I gulped. That was true. I could have been polite enough to have sent an email at the very least.

"I guess I just figured you assumed I wasn't able to with all the other stuff."

"Right," he said. "Well, I was waiting to see if you were going to say anything. I mean if we're going to take this discipline seriously -- "

"-- Oh, I do."

That's when I felt really bad. That I had ever let him think I didn't.

"So, how long have you known that you were in trouble?" he said after a minute or so of silence.

"About...two minutes."

"Really?"

"Yeah," I said. "I mean, I guess I figured since you hadn't said anything, it was okay."

"Ah, so you were waiting for *me* to say something. And would be disappointed if I hadn't."

I laughed.

"Well, I don't know that I'd be THAT disappointed."

Though, he was right. I probably would have been. At least a little bit.

"Do you remember what happened the last time you didn't do your writing?" He smacked my bottom lightly.

That whole summer before I left to visit in the Fall I had completely blown it off. A couple of weeks after I got there, I got a severe spanking over his lap with the hairbrush and then got spanked on the back and front of my thighs with a wooden spoon. It hurt like freaking hell.

"Do you agree that you deserve that again?"

I wasn't sure. On the one hand, I'd only blown it off for a week, not two months and I had a pretty good excuse for not getting it done. On the other hand, I really felt guilty about being rude and not saying anything and making him think I wasn't taking our disciplinary arrangement seriously.

However, I was exhausted from the 10 hour flight plus the multiple hour drives to and from the airports.

"Maybe, but I'm really too tired to handle that today."

"Fair enough." He smacked me lightly with the hairbrush. "But I am going to spank you with the hairbrush."

"Okay." I nodded. Buried my face into the arm of the sofa. He gave me several sharp spanks with the brush.

"An apology would be nice."

D'oh! Why didn't I think to do that?

I turned to face him (well, as best as I could considering my position).

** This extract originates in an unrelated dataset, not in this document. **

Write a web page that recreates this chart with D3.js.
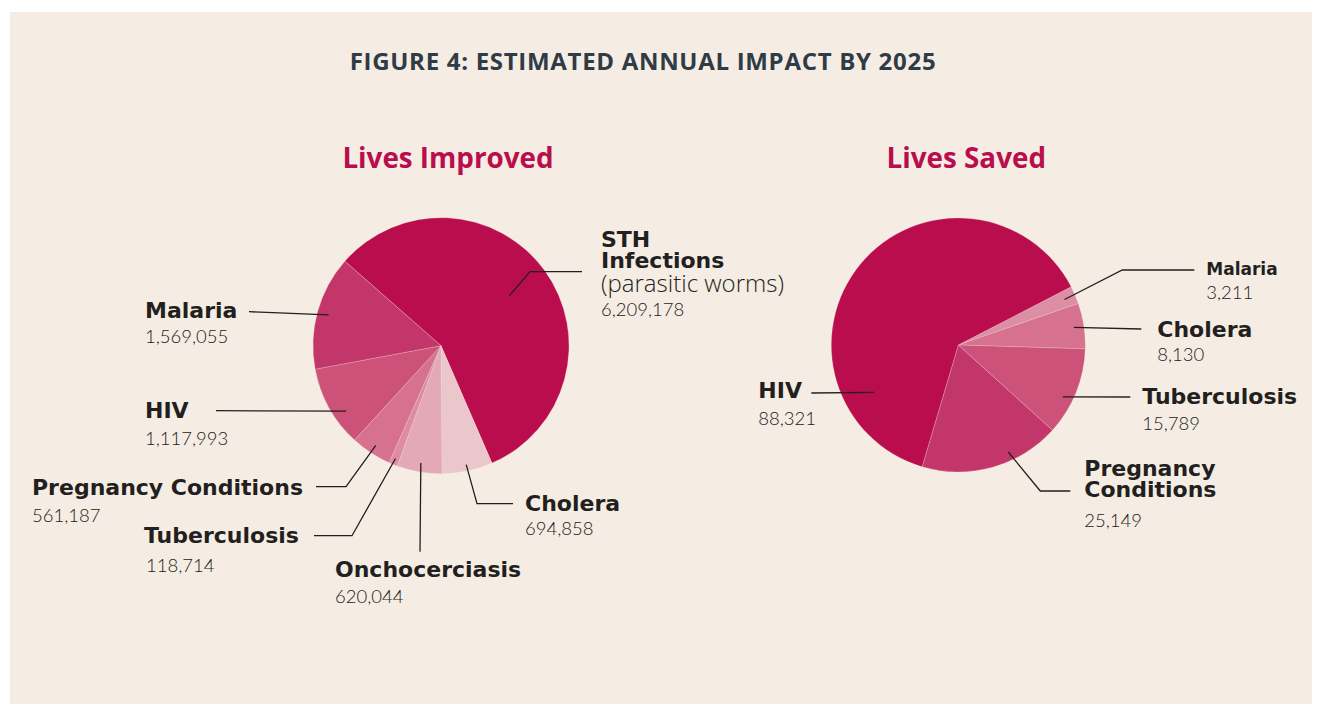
<!DOCTYPE html>
<html>
<head>
<meta charset="utf-8">
<script src="https://cdn.jsdelivr.net/npm/d3@7"></script>
<style>
  html, body { margin: 0; padding: 0; background: #fff; }
  svg { display: block; }
  .name { font-family: "DejaVu Sans", sans-serif; font-weight: 700; fill: #231f20; }
  .num { font-family: Lato, sans-serif; font-weight: 300; fill: #1d1a1b; }
  .sub { font-family: "Open Sans", sans-serif; font-weight: 300; fill: #231f20; }
  .head { font-family: "Open Sans", sans-serif; font-weight: 700; }
</style>
</head>
<body>
<script>
// Lives improved, clockwise from the STH slice
const improvedNames = ["STH Infections", "Cholera", "Onchocerciasis", "Tuberculosis", "Pregnancy Conditions", "HIV", "Malaria"];
const improvedValues = [6209178, 694858, 620044, 118714, 561187, 1117993, 1569055];
const improvedColors = ["#b90d4d", "#ebc6cb", "#e4a9b6", "#dd8ca4", "#d6718f", "#cc5279", "#c3366a"];

// Lives saved, clockwise from the Malaria slice
const savedNames = ["Malaria", "Cholera", "Tuberculosis", "Pregnancy Conditions", "HIV"];
const savedValues = [3211, 8130, 15789, 25149, 88321];
const savedColors = ["#dc8ea5", "#d6718f", "#cc5279", "#c3366a", "#b90d4d"];

const W = 1320, H = 704;
const fmt = d3.format(",");

const svg = d3.select("body").append("svg").attr("width", W).attr("height", H);

svg.append("rect").attr("x", 10).attr("y", 12).attr("width", 1302).attr("height", H - 12)
  .attr("fill", "#f5ede3");

svg.append("text").attr("class", "head")
  .attr("x", 643).attr("y", 70).attr("text-anchor", "middle")
  .attr("font-size", 24).attr("letter-spacing", 0.7).attr("fill", "#2f3b45")
  .text("FIGURE 4: ESTIMATED ANNUAL IMPACT BY 2025");

// label layout, offsets from the pie centre
// pts: leader points after the start; at: slice fraction for start; rf: start radius factor
const improvedLabels = [
  { at: 0.5, rf: 0.66, pts: [[89, -74], [141, -74]], x: 160, lines: [["STH", -99], ["Infections", -78]], sub: ["(parasitic worms)", -54], ny: -30 },
  { at: 0.5, rf: 0.95, pts: [[36, 158], [72, 158]], x: 84, lines: [["Cholera", 165]], ny: 189 },
  { at: 0.5, rf: 0.93, pts: [[-21, 206]], x: -106, lines: [["Onchocerciasis", 231]], ny: 257 },
  { at: 0.5, rf: 0.95, pts: [[-89, 190], [-127, 190]], x: -297, lines: [["Tuberculosis", 197]], ny: 226, nx: -295 },
  { at: 0.5, rf: 0.93, pts: [[-95, 141], [-125, 141]], x: -409, lines: [["Pregnancy Conditions", 149]], ny: 176 },
  { at: 0.35, rf: 0.9, pts: [[-225, 65]], x: -296, lines: [["HIV", 72]], ny: 99 },
  { at: 0.5, rf: 0.91, pts: [[-192, -34]], x: -296, lines: [["Malaria", -28]], ny: -3 }
];

const savedLabels = [
  { at: 0.5, rf: 0.91, pts: [[164, -75], [236, -75]], x: 248, lines: [["Malaria", -70]], ny: -46, small: true },
  { at: 0.5, rf: 0.92, pts: [[183, -16]], x: 199, lines: [["Cholera", -8]], ny: 16 },
  { at: 0.61, rf: 0.92, pts: [[172, 52]], x: 184, lines: [["Tuberculosis", 59]], ny: 85 },
  { at: 0.354, rf: 0.93, pts: [[82, 146], [112, 146]], x: 126, lines: [["Pregnancy", 131], ["Conditions", 152]], ny: 182 },
  { at: 0.195, rf: 0.76, pts: [[-147, 48]], x: -200, lines: [["HIV", 53]], ny: 80 }
];

function drawPie(opt) {
  const g = svg.append("g").attr("transform", `translate(${opt.cx},${opt.cy})`);
  const r = opt.r;

  const pie = d3.pie().sort(null).value(d => d.value)
    .startAngle(opt.start * Math.PI / 180)
    .endAngle(opt.start * Math.PI / 180 + 2 * Math.PI);
  const data = opt.names.map((n, i) => ({ name: n, value: opt.values[i], color: opt.colors[i] }));
  const arcs = pie(data);
  const arc = d3.arc().innerRadius(0).outerRadius(r);

  g.selectAll("path.slice").data(arcs).join("path")
    .attr("class", "slice")
    .attr("d", arc)
    .attr("fill", d => d.data.color)
    .attr("stroke", "#f5ede3").attr("stroke-width", 0.4).attr("stroke-opacity", 0.6);

  svg.append("text").attr("class", "head")
    .attr("x", opt.cx + opt.titleDx).attr("y", 168).attr("text-anchor", "middle")
    .attr("font-size", 27.8).attr("fill", "#b90d4d")
    .text(opt.title);

  arcs.forEach((a, i) => {
    const lab = opt.labels[i];
    const ang = a.startAngle + (a.endAngle - a.startAngle) * lab.at;
    const p0 = [Math.sin(ang) * r * lab.rf, -Math.cos(ang) * r * lab.rf];
    g.append("path")
      .attr("d", d3.line()([p0, ...lab.pts]))
      .attr("fill", "none").attr("stroke", "#231f20").attr("stroke-width", 1.3);

    const t = g.append("g");
    lab.lines.forEach(([txt, y]) => {
      t.append("text").attr("class", "name")
        .attr("x", lab.x).attr("y", y)
        .attr("font-size", lab.small ? 17 : 22)
        .text(txt);
    });
    if (lab.sub) {
      t.append("text").attr("class", "sub")
        .attr("x", lab.x).attr("y", lab.sub[1])
        .attr("font-size", 24)
        .text(lab.sub[0]);
    }
    t.append("text").attr("class", "num")
      .attr("x", lab.nx !== undefined ? lab.nx : lab.x).attr("y", lab.ny)
      .attr("font-size", 18.5)
      .text(fmt(a.data.value));
  });
}

drawPie({
  cx: 441, cy: 345.7, r: 128, start: -48.7, titleDx: 7, title: "Lives Improved",
  names: improvedNames, values: improvedValues, colors: improvedColors, labels: improvedLabels
});

drawPie({
  cx: 958.3, cy: 345, r: 127, start: 62.7, titleDx: 8, title: "Lives Saved",
  names: savedNames, values: savedValues, colors: savedColors, labels: savedLabels
});
</script>
</body>
</html>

"I'm sorry." Though the words felt completely inadequate.

"Thank you."

He didn't spank me as hard or as long as I thought he was going to. It was sorta just right. Sorta only because a small part of me wished it would have gone on a little longer so that I might have cried. But only a small part of me. The rest was relieved as hell. :)

And definitely just right in that it made me feel safe on so many levels.